Table 1. Bessonov characteristic ${\mathit{S}}_{\mathit{E}}\left(\mathit{r}\right)$ and classification of EM pulses from moving charges (2nd column) and EM pulses travelling in free space (3rd column).

	EM Pulses from Moving Charges [12]			Free Space EM Pulses (This Paper)
Charge Motion	Bounded	Unbounded
${\mathit{S}}_{\mathit{E}}\left(\mathit{r}\right)$	0	$\ne 0$	0	0
usual or strange	usual	strange	usual	usual
bipolar or unipolar	bipolar	both are possible	bipolar	bipolar

shows the classification of EM waves in terms of relations (2) and (3), as well as the terminology introduced in Section 1. Table 1 yields the conclusion that rigorous modeling of unipolar (single sign) EM pulses and their applications requires accurate consideration of both the nature of the source and the propagation of the wave, since both factors affect the time shape of the pulse at the point of interest.

The 3rd column in Table 1, like the rest of the article, deals only with exact, finite-energy vector solutions to EM wave equations in free space.
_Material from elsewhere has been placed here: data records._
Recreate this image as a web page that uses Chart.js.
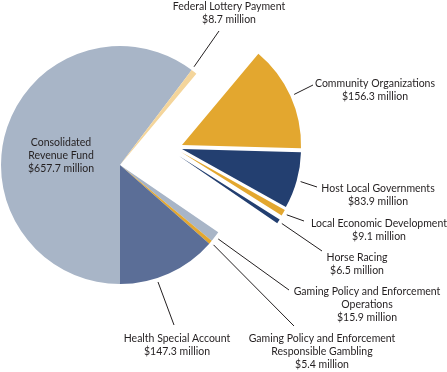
<!DOCTYPE html>
<html>
<head>
<meta charset="utf-8">
<script src="https://cdn.jsdelivr.net/npm/chart.js@4.4.1/dist/chart.umd.min.js"></script>
<style>
html,body{margin:0;padding:0;background:#fff;}
#wrap{position:relative;width:447px;height:372px;}
</style>
</head>
<body>
<div id="wrap"><canvas id="c" width="447" height="372"></canvas></div>
<script>
// ---- data ----
const categories = [
  "Consolidated Revenue Fund",
  "Federal Lottery Payment",
  "Community Organizations",
  "Host Local Governments",
  "Local Economic Development",
  "Horse Racing",
  "Gaming Policy and Enforcement Operations",
  "Gaming Policy and Enforcement Responsible Gambling",
  "Health Special Account"
];
const values = [657.7, 8.7, 156.3, 83.9, 9.1, 6.5, 15.9, 5.4, 147.3];
const valueLabels = ["$657.7 million","$8.7 million","$156.3 million","$83.9 million","$9.1 million","$6.5 million","$15.9 million","$5.4 million","$147.3 million"];
const nameLines = [
  ["Consolidated","Revenue Fund"],
  ["Federal Lottery Payment"],
  ["Community Organizations"],
  ["Host Local Governments"],
  ["Local Economic Development"],
  ["Horse Racing"],
  ["Gaming Policy and Enforcement","Operations"],
  ["Gaming Policy and Enforcement","Responsible Gambling"],
  ["Health Special Account"]
];

// ---- style / layout ----
const colors = ["#a8b5c7","#f4d59b","#e3a72f","#233f70","#e3a72f","#233f70","#a8b5c7","#e3a72f","#5b6e97"];
// translation of exploded slices (px)
const explode = {2:[62,-20], 3:[62,-16], 4:[61,-13], 5:[59,-9]};
// label placement: text centre x, first baseline y, leader end, optional leader angle (deg from top)
const labelLayout = {
  0:{x:61, y:146, inside:true},
  1:{x:229, y:10, end:[219,31], ang:37},
  2:{x:375, y:87, end:[313,85]},
  3:{x:378, y:192, end:[317,187]},
  4:{x:379, y:227, end:[304,221]},
  5:{x:357, y:261, end:[322,251]},
  6:{x:367, y:295, end:[289,290]},
  7:{x:322, y:342, end:[294,326]},
  8:{x:177, y:342, end:[174,325], ang:162}
};
const FONT = "10.5px Lato";
const LINE_H = 13;

const explodePlugin = {
  id:'explode',
  afterDatasetsUpdate(chart){
    const meta = chart.getDatasetMeta(0);
    meta.data.forEach((el,i)=>{
      if(explode[i]){ el.x += explode[i][0]; el.y += explode[i][1]; }
    });
  }
};

const labelPlugin = {
  id:'labels',
  afterDraw(chart){
    const ctx = chart.ctx;
    const meta = chart.getDatasetMeta(0);
    ctx.save();
    ctx.font = FONT;
    ctx.fillStyle = "#231f20";
    ctx.textAlign = "center";
    ctx.textBaseline = "alphabetic";
    meta.data.forEach((el,i)=>{
      const L = labelLayout[i];
      if(!L) return;
      const lines = nameLines[i].concat([valueLabels[i]]);
      lines.forEach((t,k)=>ctx.fillText(t, L.x, L.y + k*LINE_H));
      if(L.end){
        const a = (L.ang!==undefined) ? (L.ang-90)*Math.PI/180 : (el.startAngle+el.endAngle)/2;
        const r = el.outerRadius + 4;
        ctx.beginPath();
        ctx.strokeStyle = "#231f20";
        ctx.lineWidth = 1;
        ctx.moveTo(el.x + Math.cos(a)*r, el.y + Math.sin(a)*r);
        ctx.lineTo(L.end[0], L.end[1]);
        ctx.stroke();
      }
    });
    ctx.restore();
  }
};

new Chart(document.getElementById('c'), {
  type:'pie',
  data:{
    labels: categories,
    datasets:[{
      data: values,
      backgroundColor: colors,
      borderWidth: 0,
      radius: 119
    }]
  },
  options:{
    responsive:false,
    animation:false,
    events:[],
    rotation:180,
    layout:{padding:{left:0, right:207, top:46, bottom:88}},
    plugins:{legend:{display:false}, tooltip:{enabled:false}}
  },
  plugins:[explodePlugin, labelPlugin]
});
</script>
</body>
</html>
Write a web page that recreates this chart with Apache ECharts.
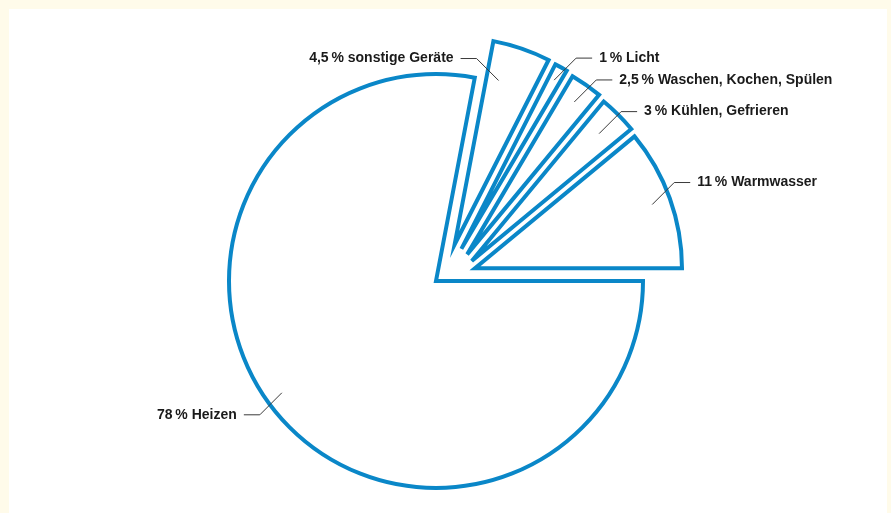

Important results beyond these restrictions (e.g., nondiffracting waves, scalar and 2D wave-packets, etc.) can be found in [26,27,28,29].

In conclusion, we note the coexistence of two properties inherent in EM pulses of finite energy. On the one hand, this is the extreme variability in space and time associated with STC, and on the other hand, the equality to zero of the S-function in the whole space is proved here. The latter can be used to control the accuracy of EM and QED computations with finite energy pulses (compare with [30,31]).